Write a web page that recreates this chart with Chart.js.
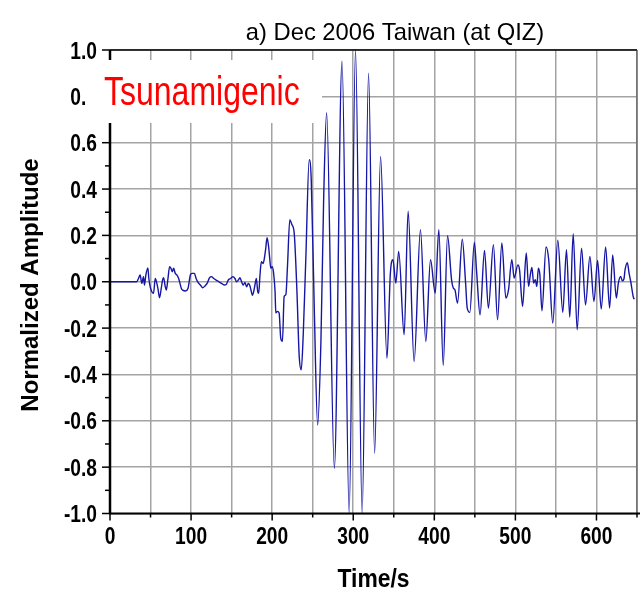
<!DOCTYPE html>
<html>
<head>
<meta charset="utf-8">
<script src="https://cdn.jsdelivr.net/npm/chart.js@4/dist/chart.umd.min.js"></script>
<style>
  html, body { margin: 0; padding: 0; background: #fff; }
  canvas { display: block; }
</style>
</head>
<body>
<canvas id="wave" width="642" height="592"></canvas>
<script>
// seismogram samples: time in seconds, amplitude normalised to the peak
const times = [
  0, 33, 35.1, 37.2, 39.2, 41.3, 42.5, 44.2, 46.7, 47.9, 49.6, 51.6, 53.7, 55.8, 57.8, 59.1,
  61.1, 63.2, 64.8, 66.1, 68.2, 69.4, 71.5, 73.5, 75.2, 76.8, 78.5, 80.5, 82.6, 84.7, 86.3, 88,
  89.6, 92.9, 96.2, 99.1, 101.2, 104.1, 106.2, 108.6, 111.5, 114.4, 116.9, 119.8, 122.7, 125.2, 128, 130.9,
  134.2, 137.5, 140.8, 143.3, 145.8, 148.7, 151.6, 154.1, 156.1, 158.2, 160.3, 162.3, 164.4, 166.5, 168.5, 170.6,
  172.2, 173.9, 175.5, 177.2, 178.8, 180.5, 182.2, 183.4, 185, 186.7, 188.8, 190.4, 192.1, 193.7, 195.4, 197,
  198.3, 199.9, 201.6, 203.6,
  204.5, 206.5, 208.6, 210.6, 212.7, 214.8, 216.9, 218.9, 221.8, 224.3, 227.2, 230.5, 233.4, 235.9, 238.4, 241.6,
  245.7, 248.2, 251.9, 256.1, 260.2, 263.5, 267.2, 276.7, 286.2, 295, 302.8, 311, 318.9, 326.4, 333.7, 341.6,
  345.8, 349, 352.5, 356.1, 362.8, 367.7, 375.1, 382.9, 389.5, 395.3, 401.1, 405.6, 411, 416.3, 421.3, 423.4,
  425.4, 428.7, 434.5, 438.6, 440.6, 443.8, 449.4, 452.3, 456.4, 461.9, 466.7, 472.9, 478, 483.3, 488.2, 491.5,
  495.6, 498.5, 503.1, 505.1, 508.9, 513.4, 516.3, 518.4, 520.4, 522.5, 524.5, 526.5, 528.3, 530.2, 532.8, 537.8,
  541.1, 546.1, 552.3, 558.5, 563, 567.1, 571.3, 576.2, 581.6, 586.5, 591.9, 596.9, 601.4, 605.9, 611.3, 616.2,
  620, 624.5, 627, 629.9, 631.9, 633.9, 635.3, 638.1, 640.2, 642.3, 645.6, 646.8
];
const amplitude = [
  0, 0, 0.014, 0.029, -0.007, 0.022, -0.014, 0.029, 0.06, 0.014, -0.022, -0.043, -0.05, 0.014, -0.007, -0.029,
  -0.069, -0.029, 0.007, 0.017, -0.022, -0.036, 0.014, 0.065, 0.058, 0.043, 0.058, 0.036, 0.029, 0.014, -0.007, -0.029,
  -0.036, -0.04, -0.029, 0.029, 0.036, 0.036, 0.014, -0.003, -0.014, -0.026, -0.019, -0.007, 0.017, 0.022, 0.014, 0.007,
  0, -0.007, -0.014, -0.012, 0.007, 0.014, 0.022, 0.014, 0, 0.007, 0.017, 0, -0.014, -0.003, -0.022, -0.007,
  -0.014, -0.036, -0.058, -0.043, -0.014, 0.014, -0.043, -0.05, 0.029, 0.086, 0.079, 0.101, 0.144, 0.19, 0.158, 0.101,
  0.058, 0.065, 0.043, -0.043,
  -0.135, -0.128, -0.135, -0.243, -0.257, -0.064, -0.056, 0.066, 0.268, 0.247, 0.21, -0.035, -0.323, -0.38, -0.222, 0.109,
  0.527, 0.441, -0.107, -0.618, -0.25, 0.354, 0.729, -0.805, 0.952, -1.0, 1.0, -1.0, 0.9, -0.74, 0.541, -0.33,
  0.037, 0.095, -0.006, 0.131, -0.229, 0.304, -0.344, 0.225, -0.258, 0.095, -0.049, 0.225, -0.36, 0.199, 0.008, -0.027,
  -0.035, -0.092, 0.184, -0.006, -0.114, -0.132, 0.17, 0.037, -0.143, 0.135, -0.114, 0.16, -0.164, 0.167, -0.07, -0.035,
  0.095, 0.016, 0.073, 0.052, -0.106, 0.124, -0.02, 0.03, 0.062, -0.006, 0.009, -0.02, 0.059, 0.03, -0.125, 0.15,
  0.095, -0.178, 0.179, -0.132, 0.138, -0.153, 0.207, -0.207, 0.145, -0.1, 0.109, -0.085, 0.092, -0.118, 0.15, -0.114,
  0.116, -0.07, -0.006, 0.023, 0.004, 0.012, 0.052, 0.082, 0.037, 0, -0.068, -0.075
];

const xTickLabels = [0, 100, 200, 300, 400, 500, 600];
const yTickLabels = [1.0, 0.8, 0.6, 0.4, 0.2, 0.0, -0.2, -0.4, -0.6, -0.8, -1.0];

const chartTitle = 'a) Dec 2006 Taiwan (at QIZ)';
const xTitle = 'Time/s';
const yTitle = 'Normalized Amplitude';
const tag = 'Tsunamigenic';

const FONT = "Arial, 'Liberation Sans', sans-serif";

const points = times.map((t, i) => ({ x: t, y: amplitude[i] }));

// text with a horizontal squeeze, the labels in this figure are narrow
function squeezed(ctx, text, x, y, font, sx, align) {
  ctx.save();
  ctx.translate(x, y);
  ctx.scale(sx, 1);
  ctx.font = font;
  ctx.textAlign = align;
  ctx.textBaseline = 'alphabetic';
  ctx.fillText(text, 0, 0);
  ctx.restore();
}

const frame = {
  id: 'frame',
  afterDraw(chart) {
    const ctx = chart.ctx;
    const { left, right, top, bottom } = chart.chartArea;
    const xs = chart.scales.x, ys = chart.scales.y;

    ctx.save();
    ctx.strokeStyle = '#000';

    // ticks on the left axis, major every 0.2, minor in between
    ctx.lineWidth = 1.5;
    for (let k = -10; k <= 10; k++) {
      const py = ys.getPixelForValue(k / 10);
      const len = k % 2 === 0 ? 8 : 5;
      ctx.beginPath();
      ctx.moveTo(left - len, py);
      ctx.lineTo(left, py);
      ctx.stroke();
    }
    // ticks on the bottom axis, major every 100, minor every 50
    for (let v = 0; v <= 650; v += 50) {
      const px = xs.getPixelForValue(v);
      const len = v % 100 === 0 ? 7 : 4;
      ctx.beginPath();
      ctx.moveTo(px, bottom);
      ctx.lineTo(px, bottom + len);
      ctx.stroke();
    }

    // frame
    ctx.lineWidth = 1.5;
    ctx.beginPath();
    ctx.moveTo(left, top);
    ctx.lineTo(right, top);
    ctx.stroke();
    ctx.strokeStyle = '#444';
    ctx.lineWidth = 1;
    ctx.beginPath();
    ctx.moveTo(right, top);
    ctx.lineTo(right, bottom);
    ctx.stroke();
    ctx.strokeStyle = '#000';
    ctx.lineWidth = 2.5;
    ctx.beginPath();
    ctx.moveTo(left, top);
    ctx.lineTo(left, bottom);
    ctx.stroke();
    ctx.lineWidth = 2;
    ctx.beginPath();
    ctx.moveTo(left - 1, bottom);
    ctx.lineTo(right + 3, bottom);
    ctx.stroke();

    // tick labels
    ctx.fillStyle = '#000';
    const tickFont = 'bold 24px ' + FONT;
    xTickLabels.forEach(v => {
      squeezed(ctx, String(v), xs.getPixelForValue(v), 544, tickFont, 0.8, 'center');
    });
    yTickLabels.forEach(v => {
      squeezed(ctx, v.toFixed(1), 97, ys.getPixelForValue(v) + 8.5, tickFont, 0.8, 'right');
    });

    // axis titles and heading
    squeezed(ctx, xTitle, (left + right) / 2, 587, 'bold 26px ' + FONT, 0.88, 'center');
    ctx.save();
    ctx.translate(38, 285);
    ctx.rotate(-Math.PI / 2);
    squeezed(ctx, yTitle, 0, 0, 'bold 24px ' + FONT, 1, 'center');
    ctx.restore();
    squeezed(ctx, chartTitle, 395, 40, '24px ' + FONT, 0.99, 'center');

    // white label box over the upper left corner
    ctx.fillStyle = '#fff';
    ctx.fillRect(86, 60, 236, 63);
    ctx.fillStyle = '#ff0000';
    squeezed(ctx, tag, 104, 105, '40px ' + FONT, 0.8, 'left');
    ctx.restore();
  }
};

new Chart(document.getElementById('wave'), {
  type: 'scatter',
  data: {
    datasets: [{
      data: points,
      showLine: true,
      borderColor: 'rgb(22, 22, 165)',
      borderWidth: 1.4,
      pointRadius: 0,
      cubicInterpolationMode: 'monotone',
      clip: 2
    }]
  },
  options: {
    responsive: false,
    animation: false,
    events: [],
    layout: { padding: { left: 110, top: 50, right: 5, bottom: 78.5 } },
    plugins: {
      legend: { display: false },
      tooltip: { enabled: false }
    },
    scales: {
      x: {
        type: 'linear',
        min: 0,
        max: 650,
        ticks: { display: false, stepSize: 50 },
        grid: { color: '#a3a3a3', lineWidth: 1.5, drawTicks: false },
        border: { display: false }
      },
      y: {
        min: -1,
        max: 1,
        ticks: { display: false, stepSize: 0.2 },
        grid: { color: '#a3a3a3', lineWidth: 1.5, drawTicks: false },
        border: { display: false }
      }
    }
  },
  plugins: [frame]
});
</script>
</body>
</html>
* * *
> **Problem statement**
Work out how many lines of the data above hold the word "with", and write only the count.

> **Answer for this exercise**
2